Article ID Journal Published Year Pages File Type
4508200 Current Opinion in Insect Science 2016 10 Pages PDF
Abstract

•Otd and Pph13 are conserved in pancrustacean photoreceptor differentiation.•Otd is an ancestral default activator of short wavelength opsin transcription.•Pph13 is an ancestral default activator of long wavelength opsin transcription.•Pph13 and Otd share broader roles in activation of photoreceptor proteins.•First developmental model of pancrustacean photoreceptor diversification.

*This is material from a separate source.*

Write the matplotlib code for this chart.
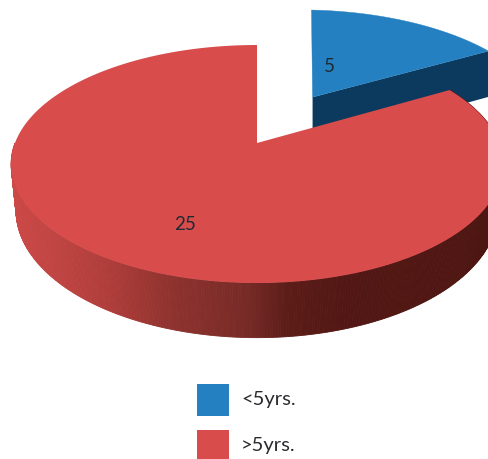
import numpy as np
import matplotlib
matplotlib.use('Agg')
import matplotlib.pyplot as plt
from matplotlib.colors import LinearSegmentedColormap
from matplotlib.patches import Polygon, Rectangle

categories = ['<5yrs.', '>5yrs.']
values = [5, 25]
top_colors = ['#2480c0', '#d94c4c']
wall_color = '#0c3a5e'

# pie projection, all in image pixels
cx, cy = 257, 143
rx, ry = 242, 115.3
persp = 0.1765
depth = 45
blue_depth = 52
explode = 0.494
start = 90  # first slice starts at 12 o'clock, clockwise

side_cmap = LinearSegmentedColormap.from_list('side', [
    (0.0, '#cc4a48'), (0.2, '#b03d3a'), (0.34, '#8e322e'), (0.5, '#762a26'),
    (0.58, '#5c1c18'), (0.7, '#521714'), (1.0, '#4e1612')])


def project(u, v, drop=0.0):
    w = 1 + persp * v
    x = cx + rx * u / w
    y = cy - ry * v / w
    if drop:
        x = cx + (x - cx) * 0.98
        y = y + drop / w
    return x, y


def arc(a1, a2, off=(0, 0), n=240):
    t = np.radians(np.linspace(a1, a2, n))
    return off[0] + np.cos(t), off[1] + np.sin(t)


fig = plt.figure(figsize=(4.88, 4.59), dpi=100)
ax = fig.add_axes([0, 0, 1, 1])
ax.set_xlim(0, 488)
ax.set_ylim(459, 0)
ax.axis('off')
plt.rcParams['font.family'] = ['Lato', 'DejaVu Sans']

sweeps = 360 * np.array(values) / sum(values)
a_blue_end = start - sweeps[0]
a_red_end = a_blue_end - sweeps[1]

# blue slice, pulled out along its middle angle
mid = np.radians((start + a_blue_end) / 2)
off = (explode * np.cos(mid), explode * np.sin(mid))
tip = (off[0] + np.cos(np.radians(a_blue_end)), off[1] + np.sin(np.radians(a_blue_end)))
tx, ty = project(*tip)
ox, oy = project(*off)
wall = [(ox, oy), (tx, ty), (tx + 4, project(*tip, drop=blue_depth)[1]), (ox, project(*off, drop=blue_depth)[1])]
ax.add_patch(Polygon(wall, fc=wall_color, ec='none'))
# left edge leans a bit less in the picture than the projection gives
u, v = arc(start - 2, a_blue_end, off)
xs, ys = project(u, v)
ys = ys - 1.5 * np.linspace(1, 0, len(ys))
ax.add_patch(Polygon(np.vstack([(ox, oy), np.column_stack([xs, ys])]), fc=top_colors[0], ec=top_colors[0], lw=0.3))

# red side wall, shaded by x
a = np.linspace(180, 360 + a_blue_end, 400)
for a1, a2 in zip(a[:-1], a[1:]):
    u, v = arc(a1, a2, n=2)
    x1, y1 = project(u, v)
    x2, y2 = project(u, v, drop=depth)
    c = side_cmap(np.clip((x1.mean() - 11) / 477, 0, 1))
    ax.add_patch(Polygon(np.column_stack([np.r_[x1, x2[::-1]], np.r_[y1, y2[::-1]]]),
                         fc=c, ec=c, lw=0.6))

# red top
u, v = arc(a_blue_end, a_red_end)
xs, ys = project(u, v)
ax.add_patch(Polygon(np.vstack([project(0, 0), np.column_stack([xs, ys])]), fc=top_colors[1], ec='none'))

ax.text(329, 67, str(values[0]), fontsize=13.5, color='#1f2a33', ha='center', va='center')
ax.text(185, 225, str(values[1]), fontsize=13.5, color='#1f2a33', ha='center', va='center')

# legend
for name, col, y0, h in zip(categories, top_colors, [384, 430], [32, 29]):
    ax.add_patch(Rectangle((197, y0), 32, h, fc=col, ec='none'))
    ax.text(241, y0 + 16, name, fontsize=14.5, color='#2a2a2e', ha='left', va='center')

fig.savefig('out.png', dpi=100)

The origin of the Drosophila compound eye predates the ancestor of Pancrustacea, the arthropod clade that includes insects and Crustaceans. Recent studies in emerging model systems for pancrustacean development — the red flour beetle Tribolium castaneum and water flea Daphnia pulex — have begun to shed light on the evolutionary conservation of transcriptional mechanisms found for the Drosophila compound eye. Here, we discuss the conserved roles of the transcription factors Otd and Pph13, which complement each other in two terminal events of photoreceptor differentiation: rhabdomere morphogenesis and transcriptional default activation of opsin gene expression. The synthesis of these data allows us to frame an evolutionary developmental model of the earliest events that generated the wavelength-specific photoreceptor subtypes of pancrustacean compound eyes.